34 To live and to die.


Yesterday we went to the lab for the nth time so that the tech might gather some of my mucky blood for analysis. My last trip to the lab was fine, but the results were incomplete. Apparently there was a problem with one of the samples that had to be shipped to Victoria so the results weren’t available to us. Samples requiring electrophoresis in their analysis are sent to Victoria. Apparently there have been some issues with the transport of samples. Maybe the samples coagulate on route, maybe they get lost. Who knows. All I know is that the results of these lab tests tell me how I’m doing and can give me confidence in asking the right questions of my oncology team. It’s okay this time because I just got a new set of tests. They’d better come back readable, that’s all I have to say about that. Hear me VIHA? Now, on to more important things.

I wrote this at the end of my blog post entitled Overdiagnosis? I promised to get back to it so here we go.

In my view, my destiny is to die. Like all other living things on this planet, living and dying are the same process and life depends on death for its continuation. No death, no life. I feel that in my very bones! That’s where my oncology team is doing battle with my own body to try to keep me alive a while longer. Of course, eventually whatever the oncology team will do won’t be enough and I’ll die.

So, how exactly does the body shut down as it’s dying? Cancer may very well be one (a very important one) of the mechanisms that is ‘natural’ in its role in having us die. Maybe cancer is not the pathological evil that it’s made out to be. What would happen if cancer did not exist? How would we die then? What does it mean to die of natural causes? How can we figure that out?…I think science and medicine have a lot to learn about us yet.

So, let me address one question at a time. Our bodies are ephemeral things, programmed to ‘die’, which means programmed to return them to the pool of raw material available to other organisms as they organize matter into various structures, themselves programmed to ‘die’. The body ‘shuts down’ in a number of ways depending on circumstance at the time of death. If you get shot in the heart, the process is quick, but immediately cells ‘know’ what’s going on and act accordingly. When my mother died, the nurse in the care home where she lived explained that staff can tell when a person is close to death by looking at their feet and legs. The weaker the heart gets, the less it can pump blood to the extremities. That means that the feet, then the legs show progressive signs of blood loss, losing colour and tone. Maybe that will happen to me. Whatever the circumstances, our bodies are prepared for the moment of death and ‘know’ what to do. Our minds are another thing. I’ll get back to the mind in my next blog post.

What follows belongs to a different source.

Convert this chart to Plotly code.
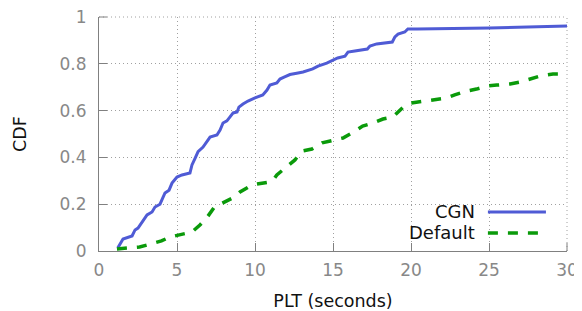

Cancer is as natural a process as muscle building. In my case, the likely culprit in triggering my myeloma is an oncology gene, not a factor exterior to my person like an environmental carcinogen, and my immune system was likely complicit in making sure myeloma spread to all of my bone marrow. My bone marrow, it seems, just got tired of producing marrow and started to produce myeloma protein instead, crowding out the cells that produce hemoglobin and other healthy blood cells. I really don’t think that that is a pathological process. Pathology implies that there’s something wrong with the body breaking down and dying. There isn’t. Dying is as natural to us as being born. The problem is that our big brains have a hard time letting go so they unleash our minds in a futile battle against entropy. Ultimately, they deny death itself. We’ll get back to that next post.

I think it’s reasonable to ask the questions I pose above: What would happen if cancer did not exist? How would we die then? What does it mean to die of natural causes? If cancer and other ‘deadly diseases’ didn’t exist we’d die from other causes. Simple as that. So, if medicine eventually ‘cures’ cancer or heart disease, or stroke, it will just have to move on to do battle with whatever other cause is determined to kill us. Scientific medicine is based on a pathology model so is organized to do battle with disease and death. That means that it assumes that there are normal ways to be a human and pathological ways. The idea is to ‘fix’ the pathological ways to bring the human back to ‘normality’. Unfortunately, there is no way to fix death, although there are a variety of ways of conceiving of death (but that’s the subject of my next blog post.). So what would happen if science gave up on the pathology model? It would have to study what is ‘normal’ human development, and not be fixated on correcting what “goes wrong”. It would have to cease thinking of disease and death as evil. Of course, evolutionary models are gaining in importance and they aren’t pathologically based. Furthermore, I’m sensing glimmers of the recognition of the weaknesses in the pathology model in the medical clinic, but pathology is a strong draw and won’t likely go into abeyance anytime soon as a favourite basic framework for the practice of medicine. I figure that until science and medicine face reality, the suffering sometimes caused by attempts to prolong life will have to be closely scrutinized along with the Hippocratic oath, and we won’t be able to deal with death as a natural part of life. So where does that leave me?

I can tell you that I’m not convinced that chemotherapy is the best course of action for me. Yes, it will likely allow me to live longer, but how long? And in the meantime, I get obsessed by my lab results and Carolyn and I reckon time by where I am in my chemo cycle and how that makes me feel. Not sure that’s such a good thing.